Journal of Physical Chemistry A, Vol.111, No.42, 15267-15276, 2007
An investigation of structure-catalytic activity relationship for Pt-Co/C bimetallic nanoparticles toward the oxygen reduction reaction
Carbon-supported Pt-Co alloy nanoparticle catalysts of nominal atomic composition but with different alloying extents were prepared via a modified Watanabe process by employing microwave heating. Their structure was studied by X-ray diffraction (XRD) and X-ray absorption spectroscopy (XAS) techniques. Transmission electron microscopy (TEM) images indicated that the in-house-prepared Pt-Co alloy nanoparticles (sample-1 and sample-2) were well dispersed on the surface of the carbon support with narrow particle size distribution which is consistent with XRD grain size values.

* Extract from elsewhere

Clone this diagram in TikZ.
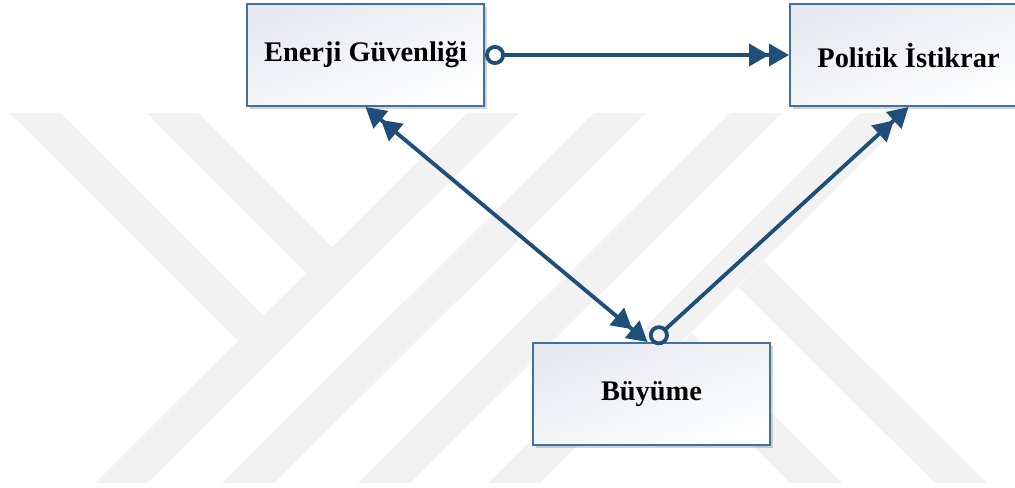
\documentclass[tikz,border=0pt]{standalone}
\usepackage{fontspec}
\setmainfont{Liberation Serif}
\usepackage{xcolor}
\usetikzlibrary{arrows.meta, positioning, shadows}

\definecolor{boxline}{HTML}{41719C}
\definecolor{boxtint}{HTML}{E6E9F0}
\definecolor{arrowblue}{HTML}{1F4E79}

\tikzset{
    dtri/.tip = {Triangle[length=10pt,width=11pt] Triangle[length=10pt,width=11pt]},
    ring/.tip = {Circle[open,length=10pt]}
}

\begin{document}
\begin{tikzpicture}[
        x=0.5pt, y=-0.5pt,
        node distance = 152pt,
        wmark/.style = {
            fill=gray!10
        },
        box/.style = {
            rectangle,
            draw=boxline,
            line width=1pt,
            minimum width=118.5pt,
            minimum height=51pt,
            align=center,
            top color=boxtint,
            bottom color=white,
            shading angle=20,
            drop shadow={shadow xshift=1.3pt, shadow yshift=-1.5pt, opacity=0.35},
            font=\fontsize{14.2}{17}\selectfont\bfseries
        },
        arrow/.style = {
            draw=arrowblue,
            line width=1.9pt
        }
    ]
    \useasboundingbox (0,0) rectangle (1015,487);

    % Watermark
    \foreach \t in {467,594,730,860}
        \fill[wmark] (\t,113) -- ++(52,0) -- ++(-372,370) -- ++(-52,0) -- cycle;
    \fill[wmark] (10,113) -- (61,113) -- (264,316) -- (239,342) -- cycle;
    \fill[wmark] (147,113) -- (198,113) -- (333,248) -- (307,274) -- cycle;
    \fill[wmark] (764,261) -- (738,287) -- (935,483) -- (987,483) -- cycle;
    \fill[wmark] (692,333) -- (666,359) -- (790,483) -- (842,483) -- cycle;

    % Nodes
    \node[box] (enerji) at (365.5,55) {Enerji Güvenliği};
    \node[box, right=of enerji] (istikrar) {Politik İstikrar};
    \node[box] (buyume) at (651.5,394) {Büyüme};

    % Arrows
    \draw[arrow, ring-dtri] (enerji) -- (istikrar);
    \draw[arrow, dtri-dtri] (enerji.south) -- ([xshift=-2pt]buyume.north);
    \draw[arrow, ring-dtri] (buyume.north) -- (istikrar.south);

\end{tikzpicture}
\end{document}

The catalyst composition obtained from XAS was nearly the same as that of the nominal value (1:1). The alloying extent values of Pt calculated from XAS measurements for sample-2 is similar to that of the commercial E-tek Pt-Co/C. This observation demonstrates the practical viability of our preparation protocol for Pt-Co/C catalysts. A comparative study was made for the oxygen reduction reaction (ORR) using a thin-film rotating disk electrode method to evaluate the catalytic behavior of Pt-Co/C and Pt/C catalyst with similar metal loadings and particle sizes. As compared to the Pt/C catalyst, the bimetallic Pt-Co/C of sample-2 exhibited an enhancement factor of 3 in mass activity at 0.95 V toward ORR. The enhancement in activity of sample-2 is similar in magnitude to that of the commercial E-tek PtCo/C catalyst. It is found that that the samples possessing a high alloying extent of Pt in the cluster enhances the activity of the bimetallic Pt-Co/C toward ORR. This observation confirms that the alloying extent of Pt is an important parameter by which one can have control over the fine-tuning of the catalytic activities of bimetallic nanoclusters. This activity enhancement may originate from the favorable electronic effects of a well, mixed alloy underneath a thin "Pt-rich skin" structure of the Pt-Co bimetallic nanoparticles. This kind of thin "Pt-rich skin" is created by the dissolution of Co oxide on Pt-Co bimetallic nanoparticles while washing in acidic electrolyte before being subjected to ORR.